It’s a Mitzvah

Seems to me the word “mitzvah” is being used a lot these days. Usually it shows up in exclamations: “It’s a mitzvah.”

Maybe I’m noticing this because the recent preponderance of unnaturally natural disasters has highlighted people reaching out to help one another. Or, maybe this is all going on in my mind? I wouldn’t be surprised if this were the case. My mind and all that drifts through it has been irrevocably shaped by being raised Jewish and living on the East coast for ever and ever, world without end.

Mitzvah. It’s a feminine noun that tends to be used by Jews and non-Jews alike to mean “good deed.”  More accurately, the word means “commandment.”  Jewish law is comprised of 613 mitzvot and I like what Chasidic teachers do with this word. They teach that because the root word (tzavta) means “connection,” every mitzvah is a way to connect with God.

“What a mitzvah,” we say when someone is helpful or generous or kind or compassionate. Fine by me. God knows I don’t have the power to change colloquial usage. Still, I’d love it if whenever we proclaim something a mitzvah, we’d remember that loving another like oneself is indeed a commandment, one that deepens our connection to God.

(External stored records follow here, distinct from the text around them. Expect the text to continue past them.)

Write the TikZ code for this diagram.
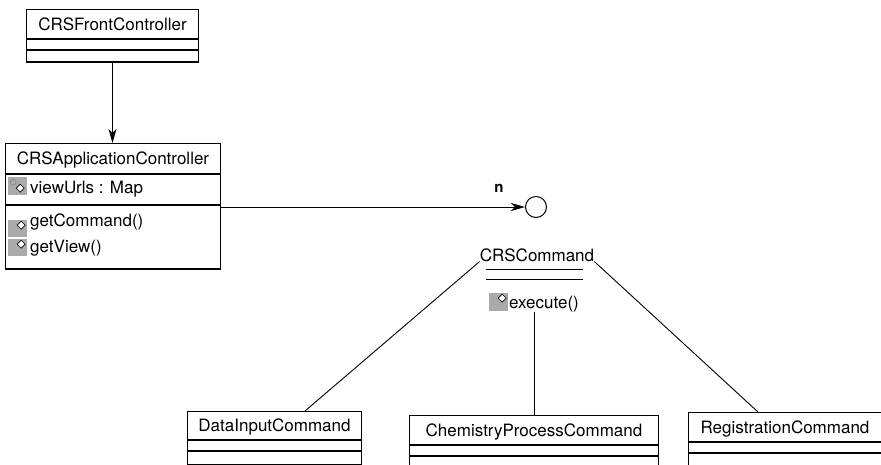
\documentclass[tikz,border=0pt]{standalone}
\usepackage{fontspec}
\setmainfont{TeX Gyre Heros}
\usetikzlibrary{arrows.meta}
\definecolor{icongray}{RGB}{170,170,170}
\tikzset{
    classname/.style={
        draw,
        line width=1pt,
        inner sep=0pt,
        anchor=north west,
        minimum height=29,
        text height=12pt,
        text depth=0pt
    },
    compart/.style={draw, line width=1pt, inner sep=0pt, anchor=north west},
    member/.style={inner sep=0pt, anchor=base west},
    % grey method icon with the small diamond top right
    opicon/.style={
        fill=icongray,
        inner sep=0pt,
        minimum width=19,
        minimum height=17,
        anchor=north west,
        path picture={
            \draw[line width=0.6pt, fill=white]
            ([xshift=-6pt,yshift=-5pt]path picture bounding box.north east)
            ++(0pt,4pt) -- ++(4pt,-4pt) -- ++(-4pt,-4pt) -- ++(-4pt,4pt) -- cycle;
        }
    },
    % attribute icon, diamond lower down and a key ring
    attricon/.style={
        fill=icongray,
        inner sep=0pt,
        minimum width=19,
        minimum height=18,
        anchor=north west,
        path picture={
            \draw[line width=0.5pt, gray] 
            ([xshift=5pt,yshift=-5pt]path picture bounding box.north west) circle (3pt);
            \draw[line width=0.7pt, fill=white]
            ([xshift=-7pt,yshift=-11pt]path picture bounding box.north east)
            ++(0pt,4pt) -- ++(4pt,-4pt) -- ++(-4pt,-4pt) -- ++(-4pt,4pt) -- cycle;
        }
    },
    linkline/.style={line width=0.9pt},
    navarrow/.style={
        line width=1pt,
        -{Stealth[length=14pt, width=8pt, inset=4pt]}
    }
}

\begin{document}
\begin{tikzpicture}[x=1pt,y=-1pt,font=\fontsize{17}{20}\selectfont]
    \clip (0,0) rectangle (881,464);

    % front controller
    \node[classname, minimum width=172] (front) at (26,9) {CRSFrontController};
    \node[compart, minimum width=172, minimum height=10] (frontattr) at (front.south west) {};
    \node[compart, minimum width=172, minimum height=11] (frontops) at (frontattr.south west) {};
    \draw[line width=2pt] (frontops.south west) -- (frontops.south east);

    % application controller
    \node[classname, minimum width=215, minimum height=30] (app) at (5,143) {CRSApplicationController};
    \node[compart, minimum width=215, minimum height=30] (appattr) at (app.south west) {};
    \node[compart, minimum width=215, minimum height=63] (appops) at (appattr.south west) {};
    \draw[line width=1.8pt] (appops.south west) -- (appops.south east);
    \node[attricon] (urlsicon) at (8,177) {};
    \node[member] (urls) at (30,193) {viewUrls : Map};
    \node[opicon] (cmdicon) at (8,220) {};
    \node[member] (getcmd) at (30,226) {getCommand()};
    \node[opicon] (viewicon) at (8,239) {};
    \node[member] (getview) at (30,252) {getView()};

    \draw[navarrow] (frontops.south) -- (frontops.south |- app.north);

    % command interface
    \node[draw, circle, line width=1pt, minimum size=21, inner sep=0pt] (iface) at (536,207) {};
    \draw[navarrow] (iface.west -| appops.east) -- (iface.west);
    \node[font=\bfseries\fontsize{15}{18}\selectfont] (mult) at (499,188) {n};

    \node[inner sep=0pt, anchor=base] (cmd) at (537,261) {CRSCommand};
    \draw[line width=1pt] (486,269) -- (583,269) (486,279) -- (583,279);
    \node[opicon, minimum height=18] (execicon) at (489,293) {};
    \node[member] (exec) at (509,308) {execute()};

    % concrete commands
    \node[classname, minimum width=174, minimum height=28] (data) at (187,411) {DataInputCommand};
    \node[compart, minimum width=174, minimum height=10] (dataattr) at (data.south west) {};
    \node[compart, minimum width=174, minimum height=13] (dataops) at (dataattr.south west) {};
    \draw[line width=2pt] (dataops.south west) -- (dataops.south east);

    \node[classname, minimum width=249] (chem) at (409,415) {ChemistryProcessCommand};
    \node[compart, minimum width=249, minimum height=10] (chemattr) at (chem.south west) {};
    \node[compart, minimum width=249, minimum height=20] (chemops) at (chemattr.south west) {};

    \node[classname, minimum width=193] (reg) at (688,412) {RegistrationCommand};
    \node[compart, minimum width=193, minimum height=10] (regattr) at (reg.south west) {};
    \node[compart, minimum width=193, minimum height=20] (regops) at (regattr.south west) {};

    \draw[linkline] (cmd.south west) -- ([xshift=-57pt]data.north east);
    \draw[linkline] (exec.south -| chem.north) -- (chem.north);
    \draw[linkline] (cmd.south east) -- ([xshift=-27pt]reg.north);
\end{tikzpicture}
\end{document}
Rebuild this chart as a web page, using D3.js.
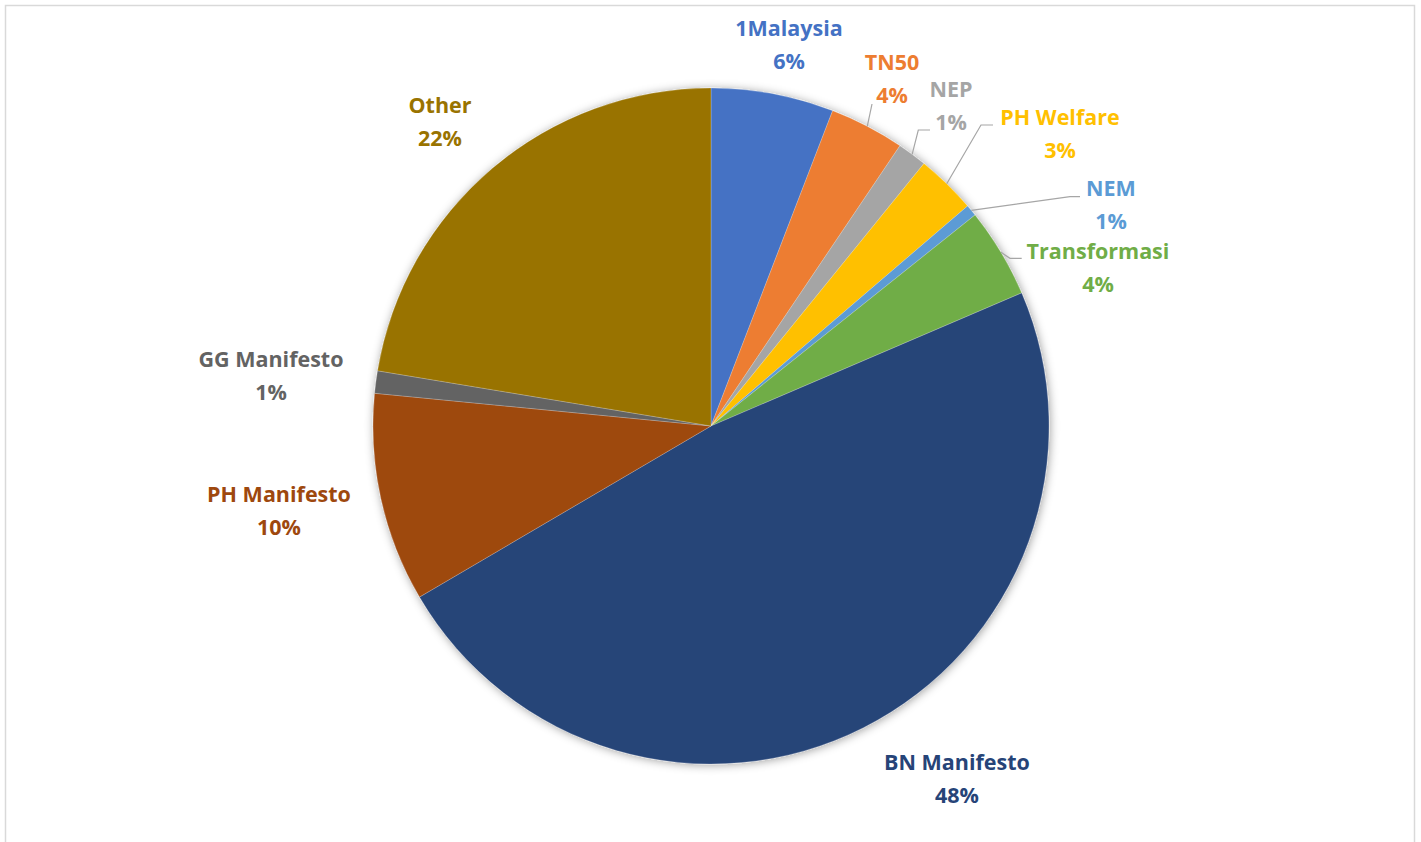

Look what happens to Matthew 22:36-40 when the word mitzvah is properly used:

“Teacher, which is the greatest mitzvah in the Law?” Jesus replied: “‘Love the Lord your God with all your heart and with all you soul and with all your mind. This is the first and greatest mitzvah. And the second is like it: ‘Love your neighbor as yourself.’ All the Law and the Prophets hang on these two mitzvot.”

1 COMMENT

  1. Each Saturday, this Catholic studies Torah with a small group of Jewish guys. I so love the new things I am always learning. One of the men in the group is Orthodox and I look to him for the real core of meaning in what we study (which is funny, as I was raised Baptist, where disagreeing is common).
    He is so deeply connected to G-d, speaks so lovingly of the 613 mitzvot, and is so observant that his holiness takes my breath away.
    If I could be connected to G-d like that…maybe I’d be doing a mitzvah!